Creative writing in Libya


The British Library, London.

I have been teaching English for a while now, and I can obviously see  the high demand for private course and tutoring in this particular subject. However, what I never saw was any interest in Writing, or even scarcer, Creative writing. It seems like we all want to learn English and  become fluent in speaking the language, perhaps even good enough to write emails and tweets in it, but no one cares about the artistic aspects of it.

Which is why I was more than surprised when I was called a couple of weeks ago to fill in for a professor who had bailed out on a small English Creative Writing workshop. Besides the fact I was second choice for this -ahem ahem-, but also my ridiculous passion for all things written could sometimes unnerve people just a little, I had lowered both my expectations and enthusiasm and went in for the first day with simple materials and low key activities hoping to just get a feel of the atmosphere and the attendees. I was right to do so, I had 10 attendees but half of them knew nothing about creative writing and were unable to string a sentence together, one signed up thinking this was a conversation workshop, another was under the impression creative writing was reports, essays, and research. After having cleared that up, I could see the disinterest in their eyes.

The second day was when it all started, while only half of them attended, I can feel the eagerness right away. They wanted to be directed towards good material, shown the techniques, and were more than willing to do the silly  activities I assigned them to in hopes that it would stir up their mind and get them generating original ideas.

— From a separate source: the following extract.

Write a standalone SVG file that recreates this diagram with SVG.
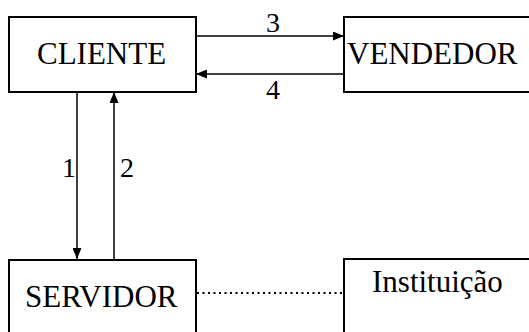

They seemed to enjoy it, but for me this was an opportunity to share what I knew about this particular subject. We read and re-read The Monkey’s Paw, analysed it over and over again, the plot, the tone, the characters, the language, the setting. I was impressed with the attention they paid to the words and the influence they had on the story. I can see the improvement when it was time to write, I picked a prompt which felt odd, but also gave the five of them plenty of room for creativity; What would you do if you were the last person on earth? This allowed me to see how they had really progressed in these few days because while their grammar was less than perfect, the ideas beneath the sentences were fantastic and  original in a sense that I had never read anything like it before.

I walked into that classroom thinking that any display of eagerness form me would reduce me to a fool in front of them, but in truth, we ended up gushing over sentences, words, and stories all alike. They completely threw me off by admiring creative works like Harry Potter and praising the imagination it must have took to create such details out of nothing. The Nigerian author Chimamanda Ngozi once said  ” the conventional wisdom was that Nigerians don’t read literature” and for a long time I believed that to be true about Libyans, but there I was with 5 amazing Libyans who were reading great works of literature and with a small show support, were generating their own.

P.s Ramadan Kareem ^_^

P.s.s I strongly advise anyone reading this to check out Chimamanda Ngozi’s TED talk on the danger of the single story here, enlightening and informative


2 thoughts on “Creative writing in Libya

  1. Tanks so much for sharing your experience with us, worth reading Wallahi!
    I think the writing in general considered as ond if the maun challsnges for Libyans who are speaking or trying to leanr it, however, the same thing applies for the Arabic writing skills, It is clear that most of the Libyan generations who didn’t improved their writing skills or who don’t have the passion of writing are yet facing this issue on how they could express their emitions and feelings by creative writing, I am one of those who still eagerly wants to learn the creative writing, social media, also in the professional or academic sector requiring this soft crucial tool.
    Good luck & looking forward to learn from you directly.

    With Kind Regards,
    Omar Farhat

    Liked by 1 person

    1. I have been seeing a lot of discouraging reactions to even writing in Arabic, it all goes back to all the Ta3beer topics we had in school 😛 . Thank you so much for your comment, I am glad you liked the post!